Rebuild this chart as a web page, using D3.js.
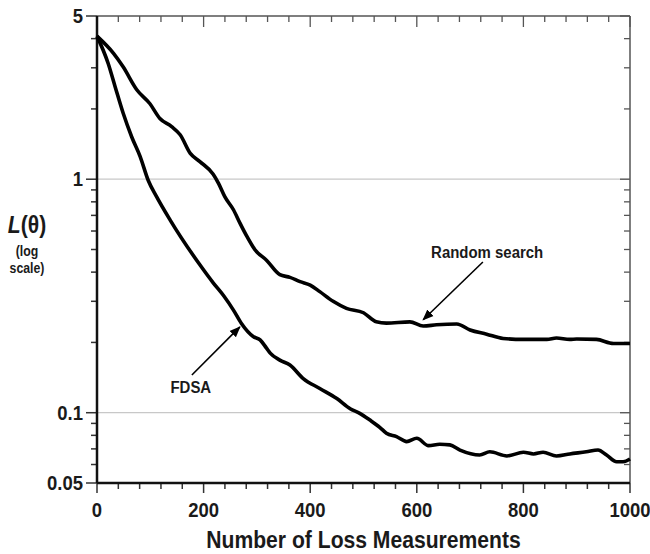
<!DOCTYPE html>
<html>
<head>
<meta charset="utf-8">
<script src="https://cdn.jsdelivr.net/npm/d3@7"></script>
<style>
  body { margin: 0; background: #fff; }
  text { font-family: "Liberation Sans", Arial, sans-serif; font-weight: bold; fill: #1a1a1a; }
</style>
</head>
<body>
<div id="chart"></div>
<script>
// data
var measurements = [0, 31, 49, 75, 99, 118, 140, 156, 175, 193, 218, 228, 240, 256, 268, 281, 296, 318, 343, 362, 381, 400, 418, 443, 468, 500, 524, 543, 587, 612, 637, 675, 700, 731, 762, 800, 844, 862, 887, 900, 937, 969, 1000];
var randomSearch = [4.10, 3.46, 3.03, 2.41, 2.11, 1.82, 1.68, 1.55, 1.29, 1.19, 1.05, 0.96, 0.84, 0.74, 0.65, 0.57, 0.50, 0.45, 0.39, 0.38, 0.364, 0.352, 0.33, 0.30, 0.28, 0.268, 0.245, 0.242, 0.245, 0.235, 0.238, 0.240, 0.226, 0.217, 0.208, 0.206, 0.206, 0.209, 0.206, 0.207, 0.206, 0.198, 0.198];

var fdsaX = [0, 21, 34, 49, 65, 81, 96, 112, 137, 193, 218, 238, 256, 271, 293, 306, 318, 325, 343, 362, 387, 418, 450, 475, 493, 512, 531, 543, 562, 581, 600, 622, 643, 662, 681, 718, 737, 769, 800, 819, 837, 862, 887, 918, 940, 956, 975, 987, 1000];
var fdsa = [4.10, 3.13, 2.49, 1.92, 1.52, 1.25, 0.99, 0.84, 0.67, 0.43, 0.36, 0.316, 0.275, 0.241, 0.212, 0.205, 0.189, 0.180, 0.168, 0.160, 0.140, 0.127, 0.115, 0.104, 0.0994, 0.093, 0.0864, 0.0817, 0.079, 0.0752, 0.0777, 0.0723, 0.0733, 0.0728, 0.0692, 0.0659, 0.068, 0.0653, 0.0677, 0.0666, 0.0677, 0.0653, 0.0666, 0.068, 0.0692, 0.0659, 0.0617, 0.0617, 0.0634];

var xTicks = [0, 200, 400, 600, 800, 1000];
var yTicks = [5, 1, 0.1, 0.05];
var yTickLabels = ["5", "1", "0.1", "0.05"];
var yMinor = [4, 3, 2, 0.9, 0.8, 0.7, 0.6, 0.5, 0.4, 0.3, 0.2, 0.09, 0.08, 0.07, 0.06];
var gridValues = [1, 0.1];

// set the dimensions and margins of the graph
var margin = {top: 16, right: 20, bottom: 71, left: 97},
    width = 650 - margin.left - margin.right,
    height = 554 - margin.top - margin.bottom;

var x = d3.scaleLinear().domain([0, 1000]).range([0, width]);
var y = d3.scaleLog().domain([0.05, 5]).range([height, 0]);

var svg = d3.select("#chart").append("svg")
    .attr("width", 650)
    .attr("height", 554)
  .append("g")
    .attr("transform", "translate(" + margin.left + "," + margin.top + ")");

// condensed bold text: squeeze a normal face horizontally
var squeeze = 0.88;
function label(parent, px, py, size, anchor, str) {
  return parent.append("text")
      .attr("transform", "translate(" + px + "," + py + ") scale(" + squeeze + ",1)")
      .attr("text-anchor", anchor)
      .style("font-size", size + "px")
      .text(str);
}

// grid lines
svg.selectAll(".grid")
    .data(gridValues)
  .enter().append("line")
    .attr("x1", 0).attr("x2", width)
    .attr("y1", function(d) { return y(d); })
    .attr("y2", function(d) { return y(d); })
    .style("stroke", "#c8c8c8")
    .style("stroke-width", 1.2);

var xAll = d3.range(0, 1001, 40);

// bottom axis ticks (outward)
svg.selectAll(".xb")
    .data(xAll)
  .enter().append("line")
    .attr("x1", function(d) { return x(d); })
    .attr("x2", function(d) { return x(d); })
    .attr("y1", height)
    .attr("y2", function(d) { return height + (d % 200 === 0 ? 10 : 6); })
    .style("stroke", "#333").style("stroke-width", 1.5);

// top axis ticks (inward)
svg.selectAll(".xt")
    .data(xAll)
  .enter().append("line")
    .attr("x1", function(d) { return x(d); })
    .attr("x2", function(d) { return x(d); })
    .attr("y1", 0)
    .attr("y2", function(d) { return d % 200 === 0 ? 11 : 6; })
    .style("stroke", "#555").style("stroke-width", 1.3);

xTicks.forEach(function(d) {
  label(svg, x(d), height + 34, 21, "middle", d);
});

// left axis ticks (outward), right axis ticks (inward)
var yAll = yTicks.concat(yMinor);
svg.selectAll(".yl")
    .data(yAll)
  .enter().append("line")
    .attr("x1", function(d) { return yTicks.indexOf(d) >= 0 ? -11 : -6; })
    .attr("x2", 0)
    .attr("y1", function(d) { return y(d); })
    .attr("y2", function(d) { return y(d); })
    .style("stroke", "#333").style("stroke-width", 1.5);

svg.selectAll(".yr")
    .data(yAll)
  .enter().append("line")
    .attr("x1", function(d) { return width - (yTicks.indexOf(d) >= 0 ? 10 : 6); })
    .attr("x2", width)
    .attr("y1", function(d) { return y(d); })
    .attr("y2", function(d) { return y(d); })
    .style("stroke", "#555").style("stroke-width", 1.3);

yTicks.forEach(function(d, i) {
  label(svg, -14, y(d) + 7, 21, "end", yTickLabels[i]);
});

// frame
svg.append("line").attr("x1", 0).attr("x2", width).attr("y1", 0).attr("y2", 0)
    .style("stroke", "#555").style("stroke-width", 1.5);
svg.append("line").attr("x1", width).attr("x2", width).attr("y1", 0).attr("y2", height)
    .style("stroke", "#555").style("stroke-width", 1.5);
svg.append("line").attr("x1", 0).attr("x2", 0).attr("y1", 0).attr("y2", height)
    .style("stroke", "#111").style("stroke-width", 2.5);
svg.append("line").attr("x1", 0).attr("x2", width).attr("y1", height).attr("y2", height)
    .style("stroke", "#111").style("stroke-width", 2.5);

// define the lines
var randomLine = d3.line()
    .curve(d3.curveMonotoneX)
    .x(function(d, i) { return x(measurements[i]); })
    .y(function(d) { return y(d); });

var fdsaLine = d3.line()
    .curve(d3.curveMonotoneX)
    .x(function(d, i) { return x(fdsaX[i]); })
    .y(function(d) { return y(d); });

svg.append("path")
    .datum(randomSearch)
    .attr("d", randomLine)
    .style("fill", "none").style("stroke", "#000").style("stroke-width", 3.6)
    .style("stroke-linejoin", "round");

svg.append("path")
    .datum(fdsa)
    .attr("d", fdsaLine)
    .style("fill", "none").style("stroke", "#000").style("stroke-width", 3.6)
    .style("stroke-linejoin", "round");

// arrow marker
svg.append("defs").append("marker")
    .attr("id", "arrow")
    .attr("viewBox", "0 0 10 10")
    .attr("refX", 9).attr("refY", 5)
    .attr("markerWidth", 7).attr("markerHeight", 7)
    .attr("orient", "auto")
  .append("path")
    .attr("d", "M0,1 L10,5 L0,9 Z")
    .style("fill", "#000");

// annotations
label(svg, x(732), y(0.46), 17, "middle", "Random search");
svg.append("line")
    .attr("x1", x(724)).attr("y1", y(0.442))
    .attr("x2", x(612)).attr("y2", y(0.25))
    .attr("marker-end", "url(#arrow)")
    .style("stroke", "#000").style("stroke-width", 1.6);

label(svg, x(176), y(0.121), 17, "middle", "FDSA");
svg.append("line")
    .attr("x1", x(178)).attr("y1", y(0.145))
    .attr("x2", x(268)).attr("y2", y(0.233))
    .attr("marker-end", "url(#arrow)")
    .style("stroke", "#000").style("stroke-width", 1.6);

// axis titles
label(svg, width / 2, height + 65, 24, "middle", "Number of Loss Measurements");

var yt = label(svg, -70, 217, 24, "middle", "");
yt.append("tspan").style("font-style", "italic").text("L");
yt.append("tspan").text("(θ)");

label(svg, -70, 240, 14, "middle", "(log");
label(svg, -70, 257, 14, "middle", "scale)");
</script>
</body>
</html>
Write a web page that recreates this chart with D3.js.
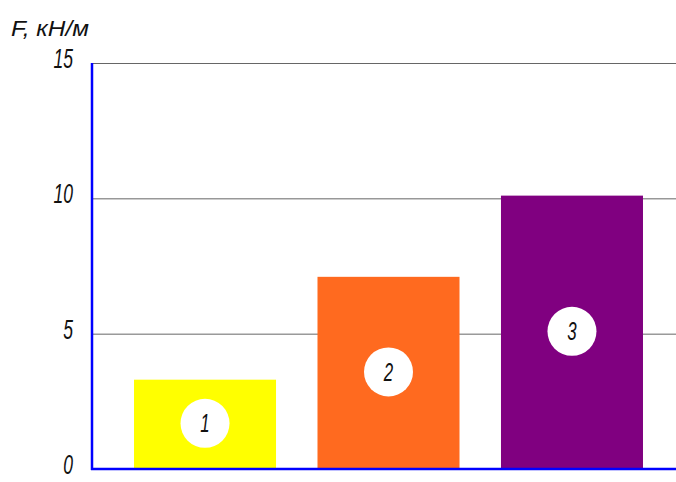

--

* _Written request_: Copy exactly the lines from the first line of the records above through the line with "0.206, 0.198, 0.198];", both included, and nothing else. Pictures stay out.

* _Reply to the task_:
Rebuild this chart as a web page, using D3.js.
<!DOCTYPE html>
<html>
<head>
<meta charset="utf-8">
<script src="https://cdn.jsdelivr.net/npm/d3@7"></script>
<style>
  body { margin: 0; background: #fff; }
  text { font-family: "Liberation Sans", Arial, sans-serif; font-weight: bold; fill: #1a1a1a; }
</style>
</head>
<body>
<div id="chart"></div>
<script>
// data
var measurements = [0, 31, 49, 75, 99, 118, 140, 156, 175, 193, 218, 228, 240, 256, 268, 281, 296, 318, 343, 362, 381, 400, 418, 443, 468, 500, 524, 543, 587, 612, 637, 675, 700, 731, 762, 800, 844, 862, 887, 900, 937, 969, 1000];
var randomSearch = [4.10, 3.46, 3.03, 2.41, 2.11, 1.82, 1.68, 1.55, 1.29, 1.19, 1.05, 0.96, 0.84, 0.74, 0.65, 0.57, 0.50, 0.45, 0.39, 0.38, 0.364, 0.352, 0.33, 0.30, 0.28, 0.268, 0.245, 0.242, 0.245, 0.235, 0.238, 0.240, 0.226, 0.217, 0.208, 0.206, 0.206, 0.209, 0.206, 0.207, 0.206, 0.198, 0.198];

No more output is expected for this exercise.